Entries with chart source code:
# # #
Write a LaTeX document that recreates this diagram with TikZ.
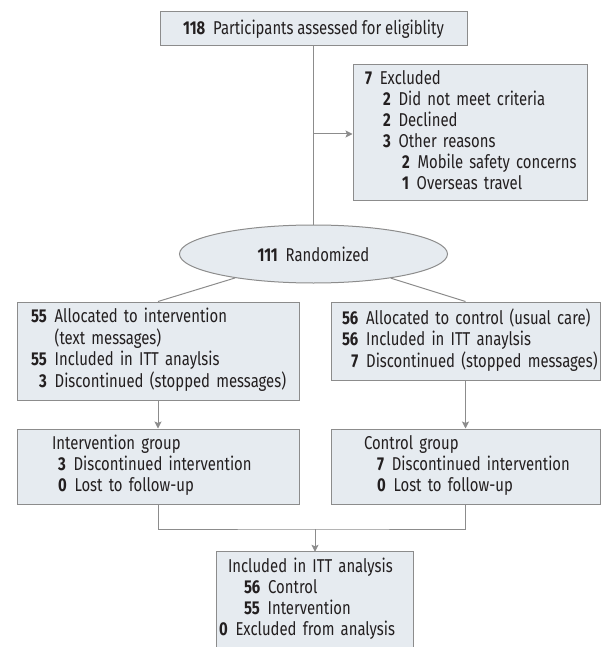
\documentclass[tikz,border=0pt]{standalone}
\usepackage{fontspec}
\setmainfont{Fira Sans}[FakeStretch=0.80]
\usetikzlibrary{shapes.geometric,arrows.meta}
\definecolor{boxfill}{HTML}{E6EBF0}
\definecolor{boxline}{HTML}{8C8C8C}
\definecolor{ink}{HTML}{231F20}
\newcommand\gp{\hspace{0.42em}}
\begin{document}
\begin{tikzpicture}[x=1pt,y=-1pt,
  every node/.style={font=\fontsize{18.6}{21}\selectfont, text=ink},
  box/.style={draw=boxline, fill=boxfill, line width=1pt, inner ysep=0pt, align=left},
  conn/.style={draw=boxline, line width=1pt},
  arr/.style={conn, -{Stealth[length=7pt,width=7pt,inset=1.5pt]}}]
\useasboundingbox (0,0) rectangle (607,647);

\node[box, minimum width=307, minimum height=34, align=center, inner xsep=0pt] (elig) at (313.5,29)
  {\textbf{118}\gp Participants assessed for eligiblity};

\node[box, minimum height=135, text width=210, inner xsep=12pt] (excl) at (470,132.5)
  {\begin{tabular}{@{}l@{}}
   \textbf{7}\gp Excluded\\
   \hspace{18pt}\textbf{2}\gp Did not meet criteria\\
   \hspace{18pt}\textbf{2}\gp Declined\\
   \hspace{18pt}\textbf{3}\gp Other reasons\\
   \hspace{37pt}\textbf{2}\gp Mobile safety concerns\\
   \hspace{37pt}\textbf{1}\gp Overseas travel
   \end{tabular}};

\node[box, ellipse, minimum width=268, minimum height=58, inner sep=0pt] (rand) at (313.5,254)
  {\textbf{111}\gp Randomized};

\node[box, minimum height=98, text width=254, inner xsep=14pt] (allocL) at (158,351)
  {\begin{tabular}{@{}r@{\gp}l@{}}
   \textbf{55} & Allocated to intervention\\
               & (text messages)\\
   \textbf{55} & Included in ITT anaylsis\\
   \textbf{3}  & Discontinued (stopped messages)
   \end{tabular}};

\node[box, minimum height=78, text width=247, inner xsep=11pt] (allocR) at (465.5,341)
  {\begin{tabular}{@{}r@{\gp}l@{}}
   \textbf{56} & Allocated to control (usual care)\\
   \textbf{56} & Included in ITT anaylsis\\
   \textbf{7}  & Discontinued (stopped messages)
   \end{tabular}};

\node[box, minimum height=75, text width=212, inner xsep=35pt] (grpL) at (158,466.5)
  {\begin{tabular}{@{}l@{}}
   Intervention group\\
   \hspace{6pt}\textbf{3}\gp Discontinued intervention\\
   \hspace{6pt}\textbf{0}\gp Lost to follow-up
   \end{tabular}};

\node[box, minimum height=75, text width=203, inner xsep=33pt] (grpR) at (465.5,466.5)
  {\begin{tabular}{@{}l@{}}
   Control group\\
   \hspace{13pt}\textbf{7}\gp Discontinued intervention\\
   \hspace{13pt}\textbf{0}\gp Lost to follow-up
   \end{tabular}};

\node[fill=boxfill, minimum width=196, minimum height=95, text width=192, inner xsep=2pt, inner ysep=0pt, align=left] (fin) at (315,599.5)
  {\begin{tabular}{@{}l@{}}
   \hspace{9pt}Included in ITT analysis\\
   \hspace{25pt}\textbf{56}\gp Control\\
   \hspace{25pt}\textbf{55}\gp Intervention\\
   \textbf{0}\gp Excluded from analysis
   \end{tabular}};
\draw[conn] (fin.south west) -- (fin.north west) -- (fin.north east) -- (fin.south east);

\coordinate (br) at (313.5,134);
\coordinate (jn) at (315,529);
\draw[conn] (elig.south) -- (rand.north);
\draw[arr] (br) -- (excl.west |- br);
\draw[conn] (rand) -- (allocL.north);
\draw[conn] (rand) -- (allocR.north);
\draw[arr] (allocL.south) -- (grpL.north);
\draw[arr] (allocR.south) -- (grpR.north);
\draw[conn] (grpL.south) |- (jn) -| (grpR.south);
\draw[arr] (jn) -- (fin.north);
\end{tikzpicture}
\end{document}
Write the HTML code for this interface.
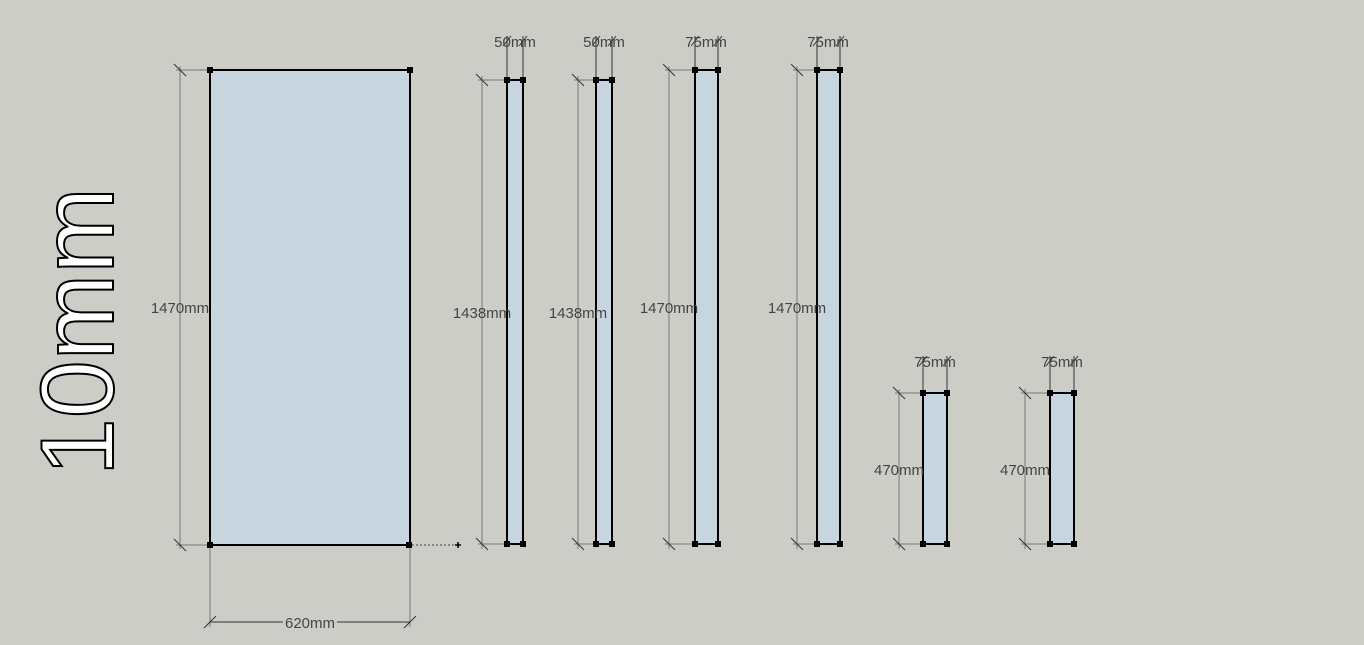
# # #
* **EXERCISE TASK**
Copy each line of the records precisely and drop any images they hold.

* **RESULT OF THE TASK**
Write a LaTeX document that recreates this diagram with TikZ.
\documentclass[tikz,border=0pt]{standalone}
\usepackage{fontspec}
\setmainfont{Fira Sans}[FakeStretch=0.80]
\usetikzlibrary{shapes.geometric,arrows.meta}
\definecolor{boxfill}{HTML}{E6EBF0}
\definecolor{boxline}{HTML}{8C8C8C}
\definecolor{ink}{HTML}{231F20}
\newcommand\gp{\hspace{0.42em}}
\begin{document}
\begin{tikzpicture}[x=1pt,y=-1pt,
  every node/.style={font=\fontsize{18.6}{21}\selectfont, text=ink},
  box/.style={draw=boxline, fill=boxfill, line width=1pt, inner ysep=0pt, align=left},
  conn/.style={draw=boxline, line width=1pt},
  arr/.style={conn, -{Stealth[length=7pt,width=7pt,inset=1.5pt]}}]
\useasboundingbox (0,0) rectangle (607,647);

\node[box, minimum width=307, minimum height=34, align=center, inner xsep=0pt] (elig) at (313.5,29)
  {\textbf{118}\gp Participants assessed for eligiblity};

\node[box, minimum height=135, text width=210, inner xsep=12pt] (excl) at (470,132.5)
  {\begin{tabular}{@{}l@{}}
   \textbf{7}\gp Excluded\\
   \hspace{18pt}\textbf{2}\gp Did not meet criteria\\
   \hspace{18pt}\textbf{2}\gp Declined\\
   \hspace{18pt}\textbf{3}\gp Other reasons\\
   \hspace{37pt}\textbf{2}\gp Mobile safety concerns\\
   \hspace{37pt}\textbf{1}\gp Overseas travel
   \end{tabular}};

\node[box, ellipse, minimum width=268, minimum height=58, inner sep=0pt] (rand) at (313.5,254)
  {\textbf{111}\gp Randomized};

\node[box, minimum height=98, text width=254, inner xsep=14pt] (allocL) at (158,351)
  {\begin{tabular}{@{}r@{\gp}l@{}}
   \textbf{55} & Allocated to intervention\\
               & (text messages)\\
   \textbf{55} & Included in ITT anaylsis\\
   \textbf{3}  & Discontinued (stopped messages)
   \end{tabular}};

\node[box, minimum height=78, text width=247, inner xsep=11pt] (allocR) at (465.5,341)
  {\begin{tabular}{@{}r@{\gp}l@{}}
   \textbf{56} & Allocated to control (usual care)\\
   \textbf{56} & Included in ITT anaylsis\\
   \textbf{7}  & Discontinued (stopped messages)
   \end{tabular}};

\node[box, minimum height=75, text width=212, inner xsep=35pt] (grpL) at (158,466.5)
  {\begin{tabular}{@{}l@{}}
   Intervention group\\
   \hspace{6pt}\textbf{3}\gp Discontinued intervention\\
   \hspace{6pt}\textbf{0}\gp Lost to follow-up
   \end{tabular}};

\node[box, minimum height=75, text width=203, inner xsep=33pt] (grpR) at (465.5,466.5)
  {\begin{tabular}{@{}l@{}}
   Control group\\
   \hspace{13pt}\textbf{7}\gp Discontinued intervention\\
   \hspace{13pt}\textbf{0}\gp Lost to follow-up
   \end{tabular}};

\node[fill=boxfill, minimum width=196, minimum height=95, text width=192, inner xsep=2pt, inner ysep=0pt, align=left] (fin) at (315,599.5)
  {\begin{tabular}{@{}l@{}}
   \hspace{9pt}Included in ITT analysis\\
   \hspace{25pt}\textbf{56}\gp Control\\
   \hspace{25pt}\textbf{55}\gp Intervention\\
   \textbf{0}\gp Excluded from analysis
   \end{tabular}};
\draw[conn] (fin.south west) -- (fin.north west) -- (fin.north east) -- (fin.south east);

\coordinate (br) at (313.5,134);
\coordinate (jn) at (315,529);
\draw[conn] (elig.south) -- (rand.north);
\draw[arr] (br) -- (excl.west |- br);
\draw[conn] (rand) -- (allocL.north);
\draw[conn] (rand) -- (allocR.north);
\draw[arr] (allocL.south) -- (grpL.north);
\draw[arr] (allocR.south) -- (grpR.north);
\draw[conn] (grpL.south) |- (jn) -| (grpR.south);
\draw[arr] (jn) -- (fin.north);
\end{tikzpicture}
\end{document}
Write the HTML code for this interface.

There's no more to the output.